Have your cake and eat it too: Rapid model development and stable, high-performance deployments
Christian Bourjau, Jakub Bachurski
At the boundary of model development and MLOps lies the balance between the speed of deploying new models and ensuring operational constraints. These include factors like low latency prediction, the absence of vulnerabilities in dependencies and the need for the model behavior to stay reproducible for years. The longer the list of constraints, the longer it usually takes to take a model from its development environment into production. In this talk, we present how we seemingly managed to square the circle and have both a rapid, highly dynamic model development and yet also a stable and high-performance deployment. We ship sklearn-based models in a real-time service that guarantees 24/7 uptime with low latency (ms) responses. Simultaneously, we adhere to strict regulatory and security policies, where every model must remain available for 3-5 years, while its dependencies are kept up-to-date. As the basis, we are using ONNX as a technology to transform our dynamic Python pipelines into static, low-overhead model definitions. To ensure the cost of the model transformation does not slow down our Data Scientists, we have developed an open-source library named Spox, to streamline these operations as much as possible. Combined with an apt model serving infrastructure, we can satisfy the needs of our data scientists (fast development and deployment) and those of corporate IT (vulnerability-free, year-long stability) without compromising efficiency.

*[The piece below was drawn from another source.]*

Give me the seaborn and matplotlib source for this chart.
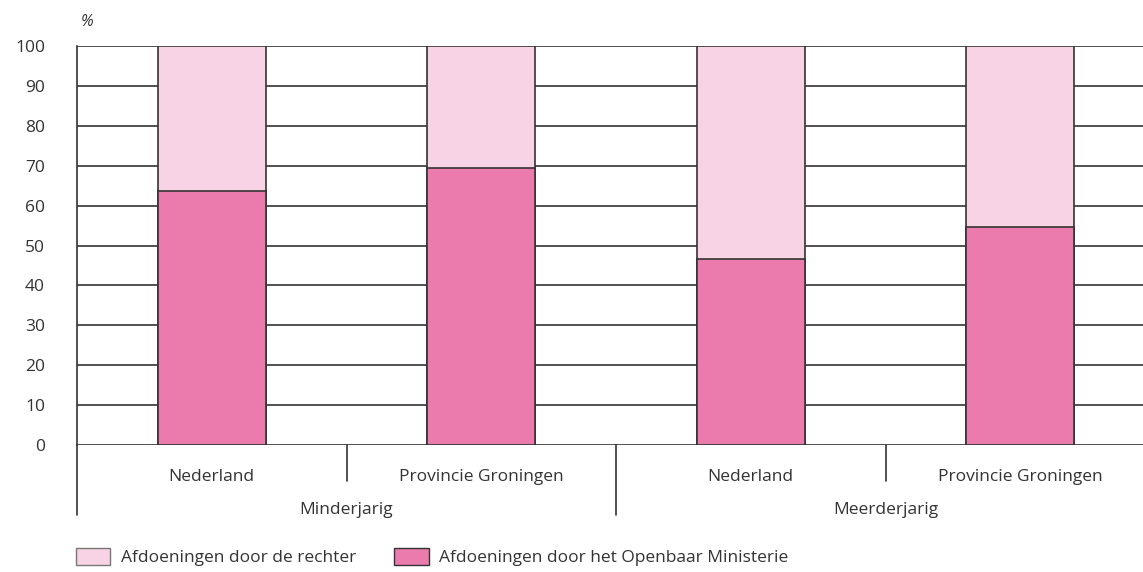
import pandas as pd
import matplotlib.pyplot as plt
import matplotlib.transforms as mtransforms
from matplotlib.patches import Patch
import seaborn as sns

# Data (percentages)
groups = ["Minderjarig", "Minderjarig", "Meerderjarig", "Meerderjarig"]
regions = ["Nederland", "Provincie Groningen", "Nederland", "Provincie Groningen"]
om_share = [63.7, 69.4, 46.6, 54.6]
rechter_share = [100 - v for v in om_share]
yticks = list(range(0, 101, 10))

light = "#F8D3E5"
dark = "#EC7BAD"
edge = "#333333"
fs = 12.5

df = pd.DataFrame({"group": groups, "region": regions,
                   "om": om_share, "rechter": rechter_share})
df["key"] = df["group"] + "|" + df["region"]
df["total"] = df["om"] + df["rechter"]
order = list(df["key"])

sns.set_style("white")
plt.rcParams["font.family"] = ["Open Sans", "DejaVu Sans"]

fig = plt.figure(figsize=(11.43, 5.72), dpi=100)
ax = fig.add_axes([77 / 1143, 127 / 572, 1078 / 1143, 399 / 572])

# grid lines behind the bars
for v in yticks:
    ax.axhline(v, color="#333333", lw=1.2, zorder=0)

sns.barplot(data=df, x="key", y="total", order=order, color=light, width=0.4,
            edgecolor=edge, linewidth=1.2, saturation=1, ax=ax, zorder=2)
sns.barplot(data=df, x="key", y="om", order=order, color=dark, width=0.4,
            edgecolor=edge, linewidth=1.2, saturation=1, ax=ax, zorder=3)

ax.set_xlim(-0.5, len(order) - 0.5)
ax.set_ylim(0, 100)
ax.set_yticks(yticks)
ax.tick_params(axis="y", length=0, pad=23, labelsize=fs, labelcolor="#333333")
ax.set_xticks([])
ax.set_xlabel("")
ax.set_ylabel("")
for s in ["top", "right", "bottom"]:
    ax.spines[s].set_visible(False)
ax.spines["left"].set_color("#333333")
ax.spines["left"].set_linewidth(1.2)

ax.text(0.003, 1.06, "%", transform=ax.transAxes, fontsize=fs - 1,
        style="italic", color="#333333", ha="left", va="center")

# multi-level x labels
trans = mtransforms.blended_transform_factory(ax.transData, ax.transAxes)
for i, r in enumerate(regions):
    ax.text(i, -0.08, r, transform=trans, ha="center", va="center",
            fontsize=fs, color="#333333")
for start in [0, 2]:
    ax.text(start + 0.5, -0.163, groups[start], transform=trans, ha="center",
            va="center", fontsize=fs, color="#333333")
for xpos in [0.5, 2.5]:
    ax.plot([xpos, xpos], [0, -0.09], transform=trans, color="#333333",
            lw=1.2, clip_on=False)
for xpos in [-0.5, 1.5]:
    ax.plot([xpos, xpos], [0, -0.175], transform=trans, color="#333333",
            lw=1.2, clip_on=False)

handles = [Patch(facecolor=light, edgecolor="#777777", label="Afdoeningen door de rechter"),
           Patch(facecolor=dark, edgecolor="#333333", label="Afdoeningen door het Openbaar Ministerie")]
fig.legend(handles=handles, loc="center left", bbox_to_anchor=(60 / 1143, 15 / 572),
           ncol=2, frameon=False, fontsize=fs, handlelength=2.0, handleheight=1.15,
           columnspacing=2.2, handletextpad=0.6, labelcolor="#333333")

fig.savefig("out.png", dpi=100)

With a PhD in experimental particle physics, Christian has a passion for the intersection of cutting-edge data science and modern software engineering. His work at QuantCo is centered around creating efficient tools for data scientists with a clean and maintainable path toward production. That pursuit has led him deep into ONNX and its related ecosystem over the last year.
Currently studying Computer Science at the University of Cambridge, Jakub’s interests are primarily in algorithm design and programming languages. He put those interests to use designing the Spox framework for ONNX as a Software Engineer at QuantCo.